Copy each line of the data below exactly, leaving out pictures.

----------------

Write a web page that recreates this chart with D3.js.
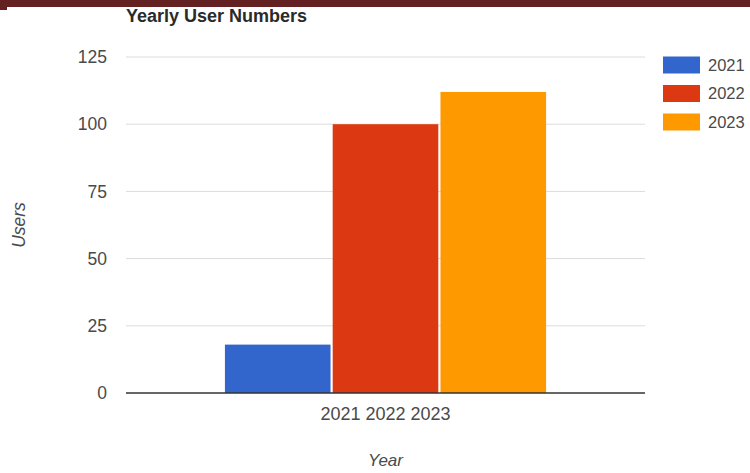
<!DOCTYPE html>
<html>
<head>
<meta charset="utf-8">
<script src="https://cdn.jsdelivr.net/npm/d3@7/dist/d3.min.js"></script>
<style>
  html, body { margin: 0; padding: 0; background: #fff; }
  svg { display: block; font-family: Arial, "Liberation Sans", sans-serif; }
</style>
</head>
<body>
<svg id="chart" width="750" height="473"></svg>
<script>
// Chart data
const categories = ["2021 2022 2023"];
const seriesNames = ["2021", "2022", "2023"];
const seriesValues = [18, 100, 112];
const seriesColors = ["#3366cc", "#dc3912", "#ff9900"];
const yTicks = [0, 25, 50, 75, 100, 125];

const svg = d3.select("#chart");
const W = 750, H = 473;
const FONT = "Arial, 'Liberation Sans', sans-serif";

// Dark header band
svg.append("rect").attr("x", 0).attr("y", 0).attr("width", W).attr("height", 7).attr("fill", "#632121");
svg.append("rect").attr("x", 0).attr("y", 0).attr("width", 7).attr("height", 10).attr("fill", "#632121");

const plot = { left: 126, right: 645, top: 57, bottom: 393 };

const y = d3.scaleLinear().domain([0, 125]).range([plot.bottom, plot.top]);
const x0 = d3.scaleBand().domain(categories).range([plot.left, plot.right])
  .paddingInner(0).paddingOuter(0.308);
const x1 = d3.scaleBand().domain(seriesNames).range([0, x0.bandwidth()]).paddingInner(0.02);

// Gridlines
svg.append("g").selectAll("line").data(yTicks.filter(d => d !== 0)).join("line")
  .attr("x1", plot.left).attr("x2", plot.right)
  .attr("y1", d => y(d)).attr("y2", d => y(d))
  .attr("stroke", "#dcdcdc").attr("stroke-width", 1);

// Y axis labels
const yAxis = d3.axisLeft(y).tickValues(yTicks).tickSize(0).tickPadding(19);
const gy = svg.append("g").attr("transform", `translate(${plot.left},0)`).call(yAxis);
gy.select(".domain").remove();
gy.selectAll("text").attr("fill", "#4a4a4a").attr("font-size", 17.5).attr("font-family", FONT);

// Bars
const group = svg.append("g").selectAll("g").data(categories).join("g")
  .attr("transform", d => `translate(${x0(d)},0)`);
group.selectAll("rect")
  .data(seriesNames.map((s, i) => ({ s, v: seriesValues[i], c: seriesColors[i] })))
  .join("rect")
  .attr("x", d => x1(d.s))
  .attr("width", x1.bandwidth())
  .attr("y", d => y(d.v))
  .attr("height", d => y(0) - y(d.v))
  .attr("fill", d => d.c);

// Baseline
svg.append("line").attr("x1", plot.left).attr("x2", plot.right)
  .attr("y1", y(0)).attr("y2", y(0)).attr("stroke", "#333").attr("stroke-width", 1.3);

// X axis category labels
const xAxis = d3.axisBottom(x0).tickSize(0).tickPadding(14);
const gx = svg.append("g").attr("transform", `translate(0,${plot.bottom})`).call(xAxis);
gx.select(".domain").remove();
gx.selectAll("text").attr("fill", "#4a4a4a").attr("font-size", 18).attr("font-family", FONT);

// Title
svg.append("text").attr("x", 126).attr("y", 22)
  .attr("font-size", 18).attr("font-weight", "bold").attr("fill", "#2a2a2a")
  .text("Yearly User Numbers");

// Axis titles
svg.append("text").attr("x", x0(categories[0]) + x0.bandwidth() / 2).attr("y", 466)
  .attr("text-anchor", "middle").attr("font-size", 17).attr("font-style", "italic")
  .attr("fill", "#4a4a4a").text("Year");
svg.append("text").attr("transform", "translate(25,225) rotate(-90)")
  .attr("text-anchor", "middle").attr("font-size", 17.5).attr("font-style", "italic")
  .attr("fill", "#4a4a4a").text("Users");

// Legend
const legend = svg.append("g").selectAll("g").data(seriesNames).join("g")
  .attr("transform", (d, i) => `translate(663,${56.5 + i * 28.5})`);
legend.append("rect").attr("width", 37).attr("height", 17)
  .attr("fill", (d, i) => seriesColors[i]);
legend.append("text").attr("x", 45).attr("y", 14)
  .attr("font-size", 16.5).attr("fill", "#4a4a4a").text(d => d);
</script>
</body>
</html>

----------------

Exercise answer.
Write a web page that recreates this chart with D3.js.
<!DOCTYPE html>
<html>
<head>
<meta charset="utf-8">
<script src="https://cdn.jsdelivr.net/npm/d3@7/dist/d3.min.js"></script>
<style>
  html, body { margin: 0; padding: 0; background: #fff; }
  svg { display: block; font-family: Arial, "Liberation Sans", sans-serif; }
</style>
</head>
<body>
<svg id="chart" width="750" height="473"></svg>
<script>
// Chart data
const categories = ["2021 2022 2023"];
const seriesNames = ["2021", "2022", "2023"];
const seriesValues = [18, 100, 112];
const seriesColors = ["#3366cc", "#dc3912", "#ff9900"];
const yTicks = [0, 25, 50, 75, 100, 125];

const svg = d3.select("#chart");
const W = 750, H = 473;
const FONT = "Arial, 'Liberation Sans', sans-serif";

// Dark header band
svg.append("rect").attr("x", 0).attr("y", 0).attr("width", W).attr("height", 7).attr("fill", "#632121");
svg.append("rect").attr("x", 0).attr("y", 0).attr("width", 7).attr("height", 10).attr("fill", "#632121");

const plot = { left: 126, right: 645, top: 57, bottom: 393 };

const y = d3.scaleLinear().domain([0, 125]).range([plot.bottom, plot.top]);
const x0 = d3.scaleBand().domain(categories).range([plot.left, plot.right])
  .paddingInner(0).paddingOuter(0.308);
const x1 = d3.scaleBand().domain(seriesNames).range([0, x0.bandwidth()]).paddingInner(0.02);

// Gridlines
svg.append("g").selectAll("line").data(yTicks.filter(d => d !== 0)).join("line")
  .attr("x1", plot.left).attr("x2", plot.right)
  .attr("y1", d => y(d)).attr("y2", d => y(d))
  .attr("stroke", "#dcdcdc").attr("stroke-width", 1);

// Y axis labels
const yAxis = d3.axisLeft(y).tickValues(yTicks).tickSize(0).tickPadding(19);
const gy = svg.append("g").attr("transform", `translate(${plot.left},0)`).call(yAxis);
gy.select(".domain").remove();
gy.selectAll("text").attr("fill", "#4a4a4a").attr("font-size", 17.5).attr("font-family", FONT);

// Bars
const group = svg.append("g").selectAll("g").data(categories).join("g")
  .attr("transform", d => `translate(${x0(d)},0)`);
group.selectAll("rect")
  .data(seriesNames.map((s, i) => ({ s, v: seriesValues[i], c: seriesColors[i] })))
  .join("rect")
  .attr("x", d => x1(d.s))
  .attr("width", x1.bandwidth())
  .attr("y", d => y(d.v))
  .attr("height", d => y(0) - y(d.v))
  .attr("fill", d => d.c);

// Baseline
svg.append("line").attr("x1", plot.left).attr("x2", plot.right)
  .attr("y1", y(0)).attr("y2", y(0)).attr("stroke", "#333").attr("stroke-width", 1.3);

// X axis category labels
const xAxis = d3.axisBottom(x0).tickSize(0).tickPadding(14);
const gx = svg.append("g").attr("transform", `translate(0,${plot.bottom})`).call(xAxis);
gx.select(".domain").remove();
gx.selectAll("text").attr("fill", "#4a4a4a").attr("font-size", 18).attr("font-family", FONT);

// Title
svg.append("text").attr("x", 126).attr("y", 22)
  .attr("font-size", 18).attr("font-weight", "bold").attr("fill", "#2a2a2a")
  .text("Yearly User Numbers");

// Axis titles
svg.append("text").attr("x", x0(categories[0]) + x0.bandwidth() / 2).attr("y", 466)
  .attr("text-anchor", "middle").attr("font-size", 17).attr("font-style", "italic")
  .attr("fill", "#4a4a4a").text("Year");
svg.append("text").attr("transform", "translate(25,225) rotate(-90)")
  .attr("text-anchor", "middle").attr("font-size", 17.5).attr("font-style", "italic")
  .attr("fill", "#4a4a4a").text("Users");

// Legend
const legend = svg.append("g").selectAll("g").data(seriesNames).join("g")
  .attr("transform", (d, i) => `translate(663,${56.5 + i * 28.5})`);
legend.append("rect").attr("width", 37).attr("height", 17)
  .attr("fill", (d, i) => seriesColors[i]);
legend.append("text").attr("x", 45).attr("y", 14)
  .attr("font-size", 16.5).attr("fill", "#4a4a4a").text(d => d);
</script>
</body>
</html>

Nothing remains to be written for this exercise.